■ Problem description
Transcribe the full listing exactly, and drop every picture.

■ Raw data
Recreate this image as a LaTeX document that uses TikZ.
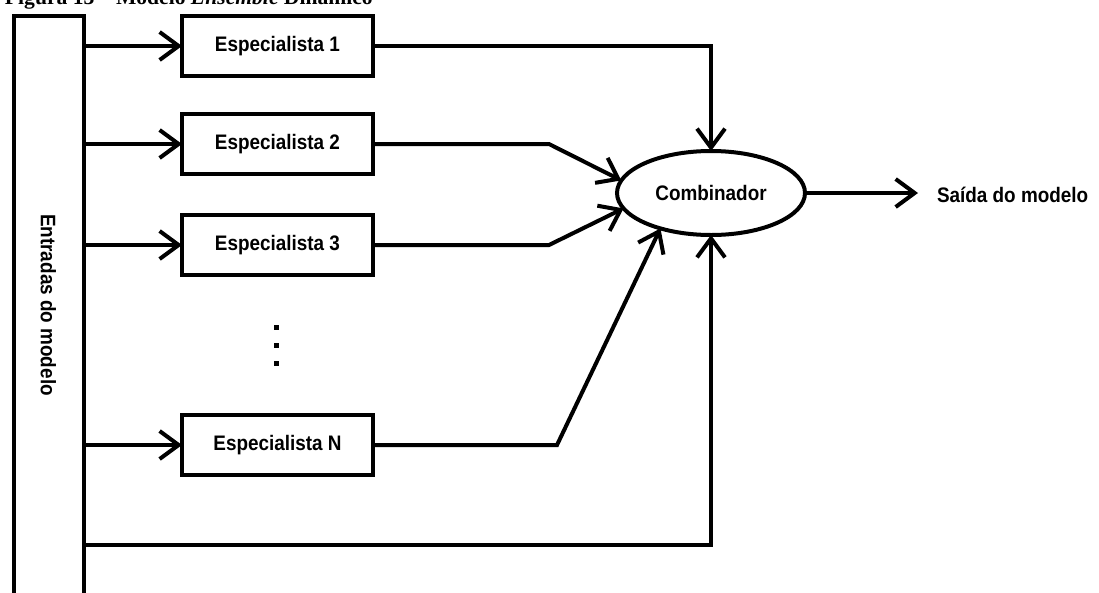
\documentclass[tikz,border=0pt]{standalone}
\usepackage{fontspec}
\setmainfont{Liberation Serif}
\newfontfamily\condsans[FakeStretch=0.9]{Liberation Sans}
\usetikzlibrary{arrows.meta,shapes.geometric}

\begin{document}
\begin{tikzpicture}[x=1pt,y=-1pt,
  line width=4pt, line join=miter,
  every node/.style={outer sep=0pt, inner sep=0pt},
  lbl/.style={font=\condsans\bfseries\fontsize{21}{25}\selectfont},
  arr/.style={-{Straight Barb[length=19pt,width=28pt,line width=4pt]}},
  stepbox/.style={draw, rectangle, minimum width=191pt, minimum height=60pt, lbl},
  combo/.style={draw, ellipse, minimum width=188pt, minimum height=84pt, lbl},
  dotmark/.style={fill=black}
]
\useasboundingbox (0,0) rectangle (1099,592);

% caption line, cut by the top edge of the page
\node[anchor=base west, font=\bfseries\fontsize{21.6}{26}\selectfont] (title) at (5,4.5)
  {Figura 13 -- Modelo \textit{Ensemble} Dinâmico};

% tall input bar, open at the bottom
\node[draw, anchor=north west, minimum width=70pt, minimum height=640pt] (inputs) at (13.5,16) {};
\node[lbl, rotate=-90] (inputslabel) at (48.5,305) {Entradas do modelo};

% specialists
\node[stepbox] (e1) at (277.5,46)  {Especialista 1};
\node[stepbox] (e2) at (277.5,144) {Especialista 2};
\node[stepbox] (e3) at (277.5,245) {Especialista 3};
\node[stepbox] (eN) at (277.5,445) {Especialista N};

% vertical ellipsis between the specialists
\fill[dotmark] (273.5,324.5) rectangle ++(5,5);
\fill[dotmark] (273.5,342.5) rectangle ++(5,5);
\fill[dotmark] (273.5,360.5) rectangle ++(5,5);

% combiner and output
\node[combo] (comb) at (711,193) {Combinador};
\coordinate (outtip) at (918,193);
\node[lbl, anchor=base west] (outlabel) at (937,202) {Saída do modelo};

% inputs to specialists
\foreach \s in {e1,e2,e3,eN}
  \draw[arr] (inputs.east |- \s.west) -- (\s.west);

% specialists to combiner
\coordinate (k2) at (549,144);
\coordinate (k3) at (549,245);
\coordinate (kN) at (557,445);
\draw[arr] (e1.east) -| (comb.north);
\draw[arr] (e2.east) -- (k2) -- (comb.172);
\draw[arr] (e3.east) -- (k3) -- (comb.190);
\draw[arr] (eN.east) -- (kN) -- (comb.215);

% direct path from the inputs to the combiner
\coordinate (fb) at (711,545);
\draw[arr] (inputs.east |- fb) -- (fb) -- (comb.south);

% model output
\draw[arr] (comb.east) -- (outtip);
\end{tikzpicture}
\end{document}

■ Task answer
Recreate this image as a LaTeX document that uses TikZ.
\documentclass[tikz,border=0pt]{standalone}
\usepackage{fontspec}
\setmainfont{Liberation Serif}
\newfontfamily\condsans[FakeStretch=0.9]{Liberation Sans}
\usetikzlibrary{arrows.meta,shapes.geometric}

\begin{document}
\begin{tikzpicture}[x=1pt,y=-1pt,
  line width=4pt, line join=miter,
  every node/.style={outer sep=0pt, inner sep=0pt},
  lbl/.style={font=\condsans\bfseries\fontsize{21}{25}\selectfont},
  arr/.style={-{Straight Barb[length=19pt,width=28pt,line width=4pt]}},
  stepbox/.style={draw, rectangle, minimum width=191pt, minimum height=60pt, lbl},
  combo/.style={draw, ellipse, minimum width=188pt, minimum height=84pt, lbl},
  dotmark/.style={fill=black}
]
\useasboundingbox (0,0) rectangle (1099,592);

% caption line, cut by the top edge of the page
\node[anchor=base west, font=\bfseries\fontsize{21.6}{26}\selectfont] (title) at (5,4.5)
  {Figura 13 -- Modelo \textit{Ensemble} Dinâmico};

% tall input bar, open at the bottom
\node[draw, anchor=north west, minimum width=70pt, minimum height=640pt] (inputs) at (13.5,16) {};
\node[lbl, rotate=-90] (inputslabel) at (48.5,305) {Entradas do modelo};

% specialists
\node[stepbox] (e1) at (277.5,46)  {Especialista 1};
\node[stepbox] (e2) at (277.5,144) {Especialista 2};
\node[stepbox] (e3) at (277.5,245) {Especialista 3};
\node[stepbox] (eN) at (277.5,445) {Especialista N};

% vertical ellipsis between the specialists
\fill[dotmark] (273.5,324.5) rectangle ++(5,5);
\fill[dotmark] (273.5,342.5) rectangle ++(5,5);
\fill[dotmark] (273.5,360.5) rectangle ++(5,5);

% combiner and output
\node[combo] (comb) at (711,193) {Combinador};
\coordinate (outtip) at (918,193);
\node[lbl, anchor=base west] (outlabel) at (937,202) {Saída do modelo};

% inputs to specialists
\foreach \s in {e1,e2,e3,eN}
  \draw[arr] (inputs.east |- \s.west) -- (\s.west);

% specialists to combiner
\coordinate (k2) at (549,144);
\coordinate (k3) at (549,245);
\coordinate (kN) at (557,445);
\draw[arr] (e1.east) -| (comb.north);
\draw[arr] (e2.east) -- (k2) -- (comb.172);
\draw[arr] (e3.east) -- (k3) -- (comb.190);
\draw[arr] (eN.east) -- (kN) -- (comb.215);

% direct path from the inputs to the combiner
\coordinate (fb) at (711,545);
\draw[arr] (inputs.east |- fb) -- (fb) -- (comb.south);

% model output
\draw[arr] (comb.east) -- (outtip);
\end{tikzpicture}
\end{document}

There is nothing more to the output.